Monday, December 12, 2016

US Senate’s CIA Torture Report Will Go into Obama Archive

President Barack Obama’s administration has decided to include a massive report on the CIA’s use of waterboarding and other “enhanced interrogation techniques” in his presidential papers, meaning it may eventually be declassified.

The White House wrote to Senators Richard Burr and Dianne Feinstein, the Republican chairman and ranking Democrat on the Senate Intelligence Committee, on Dec. 9 informing them of its decision.

Feinstein, who released the letter Monday, said Obama had refused to declassify the report at this time but she was pleased it would go into his archive, meaning it would one day be available for declassification.
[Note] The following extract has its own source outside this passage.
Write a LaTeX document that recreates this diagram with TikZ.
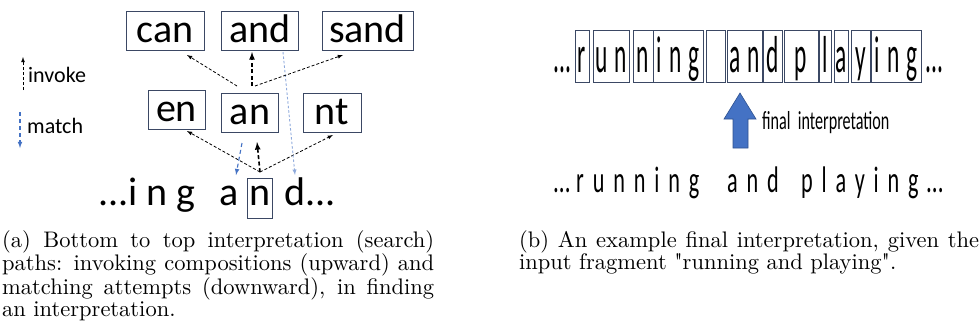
\documentclass[tikz,border=0pt]{standalone}
\usepackage{fontspec}
\newfontfamily\calfont{Carlito}
\newfontfamily\slimfont[FakeStretch=0.45]{Carlito}
\newfontfamily\condfont[FakeStretch=0.62]{Carlito}
\newfontfamily\spacedfont[FakeStretch=0.6,LetterSpace=24]{Carlito}
\newfontfamily\capfont{lmroman10-regular.otf}
\usetikzlibrary{positioning}

\definecolor{boxline}{RGB}{59,72,100}
\definecolor{matchblue}{RGB}{68,114,196}
\definecolor{paleblue}{RGB}{143,170,220}
\definecolor{arrowedge}{RGB}{47,82,143}

\tikzset{
  unitbox/.style={draw=boxline, line width=1pt, inner sep=0pt, anchor=base,
    text height=31pt, text depth=8pt, font=\calfont\fontsize{40}{40}\selectfont},
  segbox/.style={draw=boxline, line width=0.8pt, inner sep=0pt, anchor=base,
    text height=42pt, text depth=10pt, font=\slimfont\fontsize{52}{52}\selectfont},
  lowtext/.style={inner sep=0pt, font=\calfont\fontsize{40}{40}\selectfont},
  plainword/.style={inner sep=0pt, anchor=base west, font=\spacedfont\fontsize{37}{37}\selectfont},
  legend/.style={inner sep=0pt, anchor=base west, font=\calfont\fontsize{22}{22}\selectfont},
  invoke/.style={->, >=latex, dash pattern=on 3pt off 2pt, line width=0.8pt},
  invokebold/.style={invoke, line width=1.6pt, dash pattern=on 4pt off 2.5pt},
  match/.style={->, >=latex, draw=matchblue, dash pattern=on 4pt off 3pt, line width=1.1pt},
  matchpale/.style={match, draw=paleblue, line width=0.9pt, dash pattern=on 2.5pt off 2pt},
  caption/.style={inner sep=0pt, anchor=north west, align=justify, font=\capfont\fontsize{22.5}{22}\selectfont},
}

\begin{document}
\begin{tikzpicture}[x=1pt, y=-1pt]
  \useasboundingbox (0,0) rectangle (979,333);

  % (a) search paths
  \node[unitbox, minimum width=78pt] (can) at (165,42) {can};
  \node[unitbox, minimum width=77pt] (and) at (260,42) {and};
  \node[unitbox, minimum width=91pt] (sand) at (367.5,42) {sand};
  \node[unitbox, minimum width=57pt] (en) at (176.5,121) {en};
  \node[unitbox, minimum width=57pt] (an) at (250,124) {an};
  \node[unitbox, minimum width=58pt] (nt) at (332,124) {nt};

  \node[lowtext, draw=boxline, line width=1pt, anchor=base, text height=27pt, text depth=13pt,
    minimum width=25pt] (n) at (260,205) {n};
  \node[lowtext, left=8pt of n.base west, anchor=base east] (ing) {...i n g\hspace{24pt}a};
  \node[lowtext, right=11pt of n.base east, anchor=base west] (dots) {d...};

  \coordinate (nfan) at (260,172);
  \coordinate (enfoot) at (187,131);
  \coordinate (ntfoot) at (333,135);
  \coordinate (anlift) at (257,142);
  \coordinate (anmatch) at (242,143);
  \coordinate (ainto) at (236,175);
  \coordinate (andfoot) at (283,52);
  \coordinate (dinto) at (295,175);
  \coordinate (anfan) at (252,86);
  \coordinate (canfoot) at (187,55);
  \coordinate (andlift) at (252,52);
  \coordinate (sandfoot) at (343,55);

  \draw[invoke] (nfan) -- (enfoot);
  \draw[invoke] (nfan) -- (ntfoot);
  \draw[invokebold] (nfan) -- (anlift);
  \draw[match] (anmatch) -- (ainto);
  \draw[matchpale] (andfoot) -- (dinto);
  \draw[invoke] ([xshift=-15pt]anfan) -- (canfoot);
  \draw[invokebold] (anfan) -- (andlift);
  \draw[invoke] ([xshift=3pt]anfan) -- (sandfoot);

  % legend
  \node[legend] (invoketxt) at (28,82) {invoke};
  \node[legend] (matchtxt) at (27,133) {match};
  \coordinate (invfoot) at (23,90);
  \coordinate (invhead) at (23,57);
  \coordinate (mattop) at (20,112);
  \coordinate (mathead) at (20,148);
  \draw[invoke] (invfoot) -- (invhead);
  \draw[match] (mattop) -- (mathead);

  % (b) final interpretation
  \foreach \cx/\bw/\txt [count=\i] in {582/14/r, 611/36/{u\hspace{7pt}n}, 643/20/n,
      678/50/{i\hspace{7pt}n\hspace{7pt}g}, 715.5/19/{}, 744.5/35/{a\hspace{7pt}n},
      772.5/19/d, 801/34/p, 825/12/l, 841/14/a, 860.5/19/y,
      896/50/{i\hspace{7pt}n\hspace{7pt}g}}
    \node[segbox, minimum width=\bw pt] (seg\i) at (\cx,72) {\txt};
  \node[segbox, draw=none, left=3pt of seg1.base west, anchor=base east] (lead) {...};
  \node[segbox, draw=none, right=4pt of seg12.base east, anchor=base west] (tail) {...};

  \draw[fill=matchblue, draw=arrowedge, line width=0.6pt]
    (733,148) -- (733,119) -- (724,119) -- (740,93) -- (756,119) -- (748,119) -- (748,148) -- cycle;
  \node[inner sep=0pt, anchor=base west, font=\condfont\fontsize{26}{26}\selectfont]
    (finaltxt) at (762,129) {final\ \ interpretation};

  \node[inner sep=0pt, anchor=base west, font=\condfont\fontsize{37}{37}\selectfont]
    (plainlead) at (553,192) {...};
  \node[plainword] (wrun) at (576,192) {running};
  \node[plainword] (wand) at (727,192) {and};
  \node[plainword] (wplay) at (801,192) {playing};
  \node[inner sep=0pt, anchor=base west, font=\condfont\fontsize{37}{37}\selectfont]
    (plaintail) at (926,192) {...};

  % captions
  \node[caption, text width=432pt] (capa) at (2,230)
    {(a) Bottom to top interpretation (search)\linebreak
     paths: invoking compositions (upward) and\linebreak
     matching attempts (downward), in finding\linebreak
     an interpretation.};
  \node[caption, text width=460pt] (capb) at (519,230)
    {(b) An example final interpretation, given the\linebreak
     input fragment "running and playing".};
\end{tikzpicture}
\end{document}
FILE - President Barack Obama gestures during a U.S. counterterrorism strategy speech at MacDill Air Force Base, in Tampa, Florida, Dec. 6, 2016.

FILE – President Barack Obama gestures during a U.S. counterterrorism strategy speech at MacDill Air Force Base, in Tampa, Florida, Dec. 6, 2016.

“The report represents six years of hard work by dedicated staff, and I firmly believe its 6,700 pages and 38,000 footnotes will stand the test of time. I also strongly believe that this must be a lesson learned — that torture doesn’t work,” Feinstein said in a statement.

A White House spokesman confirmed the decision. Burr’s office had no immediate comment.

Feinstein and other congressional Democrats had urged Obama to declassify and release the report before Republican President-elect Donald Trump is inaugurated on Jan. 20.

Feinstein chaired the intelligence panel as it researched and wrote the report on the interrogation techniques used in the wake of the Sept. 11, 2001, attacks, and she spearheaded the effort to expose the CIA’s actions.

The committee, then led by Democrats, released a 525-page executive summary of its findings in December 2014. But the full report has been deemed by Obama and others as too sensitive to release.

Trump promised during his campaign that he would not only revive waterboarding, but bring back “a hell of a lot worse” if elected. However, he said more recently that retired Marine Corps General James Mattis, his nominee for secretary of defense, had persuasively argued against it.

Obama ended the use of “enhanced interrogation techniques” via executive order just after he took office in January 2009.

Led by Republican Senator John McCain and Feinstein, Congress has since passed legislation outlawing their use.